As previously mentioned, I was talking with them at Phat Planet Studios in Orlando, where they are currently recording their forthcoming album. Whereas their previous EP (linked earlier on in this article) is more indie-folk, their new record will be much different, and will be, what Graham described as “phase two of Glass House Point.”
“We had a string quartet come in, because we kinda wanted to push ourselves as composers,” says Graham. “So, the first track of this new record is the only track on this record where there’s a little bit of acoustic guitar and strings, and though there are strings hinted throughout the album, it’s a very new strings sound and sounds completely different than the strings did on the last album.”
“It’s like a theme,” offers Valk.
“Yeah, it’s like a theme that’s recurring throughout our music, and it’s a bridge we’re still trying to build between what we used to do and what we’re doing now,” says Graham.
But though the strings are there to provide a bridge, Glass House Point wants it to be made clear that they aren’t indie-folk anymore.

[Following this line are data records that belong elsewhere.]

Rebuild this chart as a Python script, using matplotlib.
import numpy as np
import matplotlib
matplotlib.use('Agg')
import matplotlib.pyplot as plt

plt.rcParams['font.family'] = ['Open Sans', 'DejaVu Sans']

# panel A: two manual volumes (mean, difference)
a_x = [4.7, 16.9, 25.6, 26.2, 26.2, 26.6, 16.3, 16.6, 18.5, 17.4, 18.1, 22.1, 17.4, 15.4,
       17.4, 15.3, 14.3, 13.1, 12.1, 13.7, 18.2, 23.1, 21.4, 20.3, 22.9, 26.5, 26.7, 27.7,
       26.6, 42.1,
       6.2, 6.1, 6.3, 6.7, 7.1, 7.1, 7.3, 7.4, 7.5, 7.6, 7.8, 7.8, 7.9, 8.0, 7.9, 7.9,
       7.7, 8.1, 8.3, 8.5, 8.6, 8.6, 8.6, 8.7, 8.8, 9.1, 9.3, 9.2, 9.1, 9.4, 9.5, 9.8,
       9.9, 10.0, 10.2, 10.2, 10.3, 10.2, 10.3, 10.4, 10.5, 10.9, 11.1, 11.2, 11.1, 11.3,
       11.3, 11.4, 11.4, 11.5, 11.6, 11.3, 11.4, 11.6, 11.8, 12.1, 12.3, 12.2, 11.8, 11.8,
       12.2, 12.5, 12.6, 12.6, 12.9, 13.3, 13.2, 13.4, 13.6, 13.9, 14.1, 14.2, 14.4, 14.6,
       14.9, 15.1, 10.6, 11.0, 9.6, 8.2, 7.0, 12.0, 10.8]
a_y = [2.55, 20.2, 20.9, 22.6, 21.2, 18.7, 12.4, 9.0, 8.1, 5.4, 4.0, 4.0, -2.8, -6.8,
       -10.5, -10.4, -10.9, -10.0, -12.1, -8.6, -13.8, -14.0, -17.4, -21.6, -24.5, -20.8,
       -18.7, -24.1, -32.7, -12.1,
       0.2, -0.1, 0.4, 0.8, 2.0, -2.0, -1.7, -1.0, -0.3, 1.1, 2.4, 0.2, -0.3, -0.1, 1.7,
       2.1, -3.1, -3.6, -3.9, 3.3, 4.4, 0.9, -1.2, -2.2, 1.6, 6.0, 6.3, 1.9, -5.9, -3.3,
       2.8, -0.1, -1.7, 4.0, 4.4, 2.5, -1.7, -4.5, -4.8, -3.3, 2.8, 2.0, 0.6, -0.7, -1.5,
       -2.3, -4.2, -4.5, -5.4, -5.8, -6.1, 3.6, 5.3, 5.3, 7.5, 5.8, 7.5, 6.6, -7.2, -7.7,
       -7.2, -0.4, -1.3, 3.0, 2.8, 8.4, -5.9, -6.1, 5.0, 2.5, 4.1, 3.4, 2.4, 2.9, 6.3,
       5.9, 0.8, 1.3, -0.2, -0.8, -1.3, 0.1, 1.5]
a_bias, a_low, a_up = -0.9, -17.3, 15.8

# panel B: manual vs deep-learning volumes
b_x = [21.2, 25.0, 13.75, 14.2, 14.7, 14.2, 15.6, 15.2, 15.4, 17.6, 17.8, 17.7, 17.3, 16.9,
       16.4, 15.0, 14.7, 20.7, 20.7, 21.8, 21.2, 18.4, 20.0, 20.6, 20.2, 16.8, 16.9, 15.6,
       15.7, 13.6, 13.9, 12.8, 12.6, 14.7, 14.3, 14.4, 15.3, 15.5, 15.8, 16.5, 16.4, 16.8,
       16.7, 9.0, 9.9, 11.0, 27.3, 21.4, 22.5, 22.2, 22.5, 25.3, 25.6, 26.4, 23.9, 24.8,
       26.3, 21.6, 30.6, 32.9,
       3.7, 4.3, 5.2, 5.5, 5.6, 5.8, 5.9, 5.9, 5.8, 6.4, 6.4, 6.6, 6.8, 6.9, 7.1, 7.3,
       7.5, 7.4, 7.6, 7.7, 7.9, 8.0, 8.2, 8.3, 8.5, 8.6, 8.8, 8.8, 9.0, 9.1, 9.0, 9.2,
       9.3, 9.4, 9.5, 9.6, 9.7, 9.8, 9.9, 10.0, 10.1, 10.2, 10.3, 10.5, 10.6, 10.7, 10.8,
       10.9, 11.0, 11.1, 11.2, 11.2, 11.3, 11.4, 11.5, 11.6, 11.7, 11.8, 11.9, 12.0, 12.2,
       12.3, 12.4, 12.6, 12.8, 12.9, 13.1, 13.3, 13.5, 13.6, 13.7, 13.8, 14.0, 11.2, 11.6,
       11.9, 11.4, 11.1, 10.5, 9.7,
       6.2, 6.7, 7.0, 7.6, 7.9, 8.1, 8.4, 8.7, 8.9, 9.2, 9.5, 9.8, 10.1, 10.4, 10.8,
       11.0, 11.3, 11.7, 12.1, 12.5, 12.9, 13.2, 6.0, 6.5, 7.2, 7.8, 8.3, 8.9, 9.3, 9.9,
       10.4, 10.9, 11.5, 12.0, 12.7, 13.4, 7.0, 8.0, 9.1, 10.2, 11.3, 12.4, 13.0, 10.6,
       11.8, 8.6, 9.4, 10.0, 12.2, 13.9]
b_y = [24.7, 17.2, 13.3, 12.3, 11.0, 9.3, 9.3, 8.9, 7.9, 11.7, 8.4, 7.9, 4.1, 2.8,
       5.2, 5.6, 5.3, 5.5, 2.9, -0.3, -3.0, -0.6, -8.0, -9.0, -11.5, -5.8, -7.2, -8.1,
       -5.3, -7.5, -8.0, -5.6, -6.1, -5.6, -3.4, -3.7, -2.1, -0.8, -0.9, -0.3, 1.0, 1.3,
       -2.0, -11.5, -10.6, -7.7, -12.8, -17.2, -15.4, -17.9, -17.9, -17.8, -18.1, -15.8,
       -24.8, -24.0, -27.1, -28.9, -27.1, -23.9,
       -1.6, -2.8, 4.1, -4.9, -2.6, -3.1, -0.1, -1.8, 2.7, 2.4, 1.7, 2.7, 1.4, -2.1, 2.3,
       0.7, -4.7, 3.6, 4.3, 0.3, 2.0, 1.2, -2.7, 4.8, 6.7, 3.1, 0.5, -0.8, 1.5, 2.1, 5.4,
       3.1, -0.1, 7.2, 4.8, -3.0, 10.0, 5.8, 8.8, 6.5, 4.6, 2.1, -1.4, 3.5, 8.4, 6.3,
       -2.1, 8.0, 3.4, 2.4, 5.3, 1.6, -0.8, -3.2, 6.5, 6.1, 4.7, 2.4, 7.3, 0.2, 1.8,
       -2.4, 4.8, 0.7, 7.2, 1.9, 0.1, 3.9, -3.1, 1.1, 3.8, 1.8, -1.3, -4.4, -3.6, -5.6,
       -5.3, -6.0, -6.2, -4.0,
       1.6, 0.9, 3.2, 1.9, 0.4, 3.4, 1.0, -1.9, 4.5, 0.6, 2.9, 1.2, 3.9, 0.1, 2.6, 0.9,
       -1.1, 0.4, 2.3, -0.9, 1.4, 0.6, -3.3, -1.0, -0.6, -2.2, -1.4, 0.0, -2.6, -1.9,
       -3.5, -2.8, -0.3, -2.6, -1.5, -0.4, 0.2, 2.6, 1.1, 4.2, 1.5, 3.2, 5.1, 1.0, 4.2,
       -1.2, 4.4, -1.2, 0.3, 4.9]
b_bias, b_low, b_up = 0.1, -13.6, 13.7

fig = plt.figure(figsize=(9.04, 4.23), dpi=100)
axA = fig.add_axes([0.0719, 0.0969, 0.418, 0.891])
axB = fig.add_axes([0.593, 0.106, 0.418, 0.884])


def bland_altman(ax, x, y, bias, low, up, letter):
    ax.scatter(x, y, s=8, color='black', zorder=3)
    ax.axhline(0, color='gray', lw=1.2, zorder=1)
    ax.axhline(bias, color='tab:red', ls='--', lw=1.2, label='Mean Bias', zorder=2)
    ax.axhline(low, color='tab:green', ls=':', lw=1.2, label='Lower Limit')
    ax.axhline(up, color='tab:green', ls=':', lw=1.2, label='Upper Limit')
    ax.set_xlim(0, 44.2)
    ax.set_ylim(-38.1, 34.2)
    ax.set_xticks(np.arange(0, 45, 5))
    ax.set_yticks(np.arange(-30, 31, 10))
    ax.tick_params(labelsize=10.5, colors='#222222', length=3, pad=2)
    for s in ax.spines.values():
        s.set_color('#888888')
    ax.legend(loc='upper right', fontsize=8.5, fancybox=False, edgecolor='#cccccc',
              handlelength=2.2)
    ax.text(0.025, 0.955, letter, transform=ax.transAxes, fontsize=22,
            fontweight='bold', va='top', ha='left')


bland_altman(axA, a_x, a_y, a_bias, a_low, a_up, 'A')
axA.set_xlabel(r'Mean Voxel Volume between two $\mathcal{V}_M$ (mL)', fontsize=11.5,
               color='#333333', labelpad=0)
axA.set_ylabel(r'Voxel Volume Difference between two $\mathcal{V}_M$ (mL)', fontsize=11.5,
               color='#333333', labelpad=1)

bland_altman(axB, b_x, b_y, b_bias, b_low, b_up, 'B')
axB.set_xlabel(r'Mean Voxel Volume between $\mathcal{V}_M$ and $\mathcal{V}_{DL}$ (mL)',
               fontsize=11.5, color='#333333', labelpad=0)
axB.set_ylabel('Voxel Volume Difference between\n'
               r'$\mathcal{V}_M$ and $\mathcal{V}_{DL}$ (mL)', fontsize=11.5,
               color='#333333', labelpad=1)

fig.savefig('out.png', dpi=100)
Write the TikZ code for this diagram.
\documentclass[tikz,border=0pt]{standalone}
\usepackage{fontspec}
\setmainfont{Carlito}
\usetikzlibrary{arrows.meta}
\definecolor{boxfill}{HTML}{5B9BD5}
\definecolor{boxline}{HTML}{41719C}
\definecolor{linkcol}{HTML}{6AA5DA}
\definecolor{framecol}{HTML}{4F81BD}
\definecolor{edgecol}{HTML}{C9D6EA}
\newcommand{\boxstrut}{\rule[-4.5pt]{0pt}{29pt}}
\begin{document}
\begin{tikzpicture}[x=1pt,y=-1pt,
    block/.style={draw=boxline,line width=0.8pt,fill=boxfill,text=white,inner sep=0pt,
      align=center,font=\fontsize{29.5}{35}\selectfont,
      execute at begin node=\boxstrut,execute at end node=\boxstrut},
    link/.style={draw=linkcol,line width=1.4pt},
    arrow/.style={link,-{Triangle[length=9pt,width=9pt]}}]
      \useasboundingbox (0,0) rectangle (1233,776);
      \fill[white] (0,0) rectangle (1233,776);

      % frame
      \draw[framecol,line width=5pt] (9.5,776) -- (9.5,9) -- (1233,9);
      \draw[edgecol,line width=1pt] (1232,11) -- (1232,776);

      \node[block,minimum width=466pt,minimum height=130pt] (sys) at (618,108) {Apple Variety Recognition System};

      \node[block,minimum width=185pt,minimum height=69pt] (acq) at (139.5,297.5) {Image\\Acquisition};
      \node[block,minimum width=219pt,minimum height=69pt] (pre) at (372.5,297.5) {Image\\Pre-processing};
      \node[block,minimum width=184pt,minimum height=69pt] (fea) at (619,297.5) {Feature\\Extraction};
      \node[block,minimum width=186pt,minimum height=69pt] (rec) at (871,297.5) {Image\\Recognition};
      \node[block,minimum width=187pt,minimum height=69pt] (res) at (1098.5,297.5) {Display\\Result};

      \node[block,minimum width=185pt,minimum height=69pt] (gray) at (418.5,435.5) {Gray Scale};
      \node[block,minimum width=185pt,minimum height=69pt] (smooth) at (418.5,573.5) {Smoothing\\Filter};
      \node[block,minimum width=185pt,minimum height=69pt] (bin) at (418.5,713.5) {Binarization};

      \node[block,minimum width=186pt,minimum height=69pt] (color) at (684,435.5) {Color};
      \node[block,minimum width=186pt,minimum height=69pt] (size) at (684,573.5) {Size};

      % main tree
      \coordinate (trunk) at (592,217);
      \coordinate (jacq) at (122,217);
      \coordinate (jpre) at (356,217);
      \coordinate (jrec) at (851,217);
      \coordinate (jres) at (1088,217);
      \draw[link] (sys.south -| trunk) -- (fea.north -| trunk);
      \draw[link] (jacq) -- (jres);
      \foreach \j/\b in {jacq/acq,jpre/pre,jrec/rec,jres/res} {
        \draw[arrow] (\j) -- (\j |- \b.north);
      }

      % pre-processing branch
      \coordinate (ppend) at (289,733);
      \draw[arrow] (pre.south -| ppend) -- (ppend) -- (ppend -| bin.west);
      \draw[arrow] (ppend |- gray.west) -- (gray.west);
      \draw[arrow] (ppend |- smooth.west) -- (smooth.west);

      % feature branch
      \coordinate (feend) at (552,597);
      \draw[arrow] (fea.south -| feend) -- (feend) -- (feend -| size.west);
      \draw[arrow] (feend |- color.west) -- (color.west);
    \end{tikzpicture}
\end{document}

They’ve traded mandolin for synths, and have incorporated the use of reverb to make their music sound more “spacey” and “ambient.”
“The biggest difference between this album and the last, is that the last EP was kind of like a collection of songs that went well together and reflected a time period, but this one is lyrically the most consolidated and focused that we’ve ever done,” says Graham. “And with that, which even takes it to a whole other level, is the music that we wrote around it is very thematic.
“It’s very cool because you can take the lyrics and look into them and see how there’s a story and this evolution throughout the entire record, but if you were to take the lyrics completely out, that story is still reflected into the music,” he continues.
But if working on a new album wasn’t enough, Glass House Point is currently scheduled to begin a two-week tour of the east coast. With dates in Philadelphia, Chicago, and New York City, the foursome are both anxious and excited to take their band to the next level, so to speak.
“The pressure is on for us this time around to take it to the next level,” continues Graham. “We don’t want to be just a local band touring the country, but be an unknown national act touring the country.”
But while touring and making money is important, the members of band seem to define success for themselves in a much different way than most.
“Success in music is kinda weird,” says Graham.
“Yeah, I would definitely define it differently,” adds Valk.
“We’re not rolling in the big bucks, but I’m grateful that we’re to the point as a band that there’s a lot of money going in and a lot of going out, and we get the opportunity to tour and do that stuff,” says Graham. “I always wanted to tour as a kid, so I mean…it’s like fuck, we made it.”
“Hopefully people respond well to our music,” says Valk.
“Yeah, and hopefully our van doesn’t break down,” adds Graham.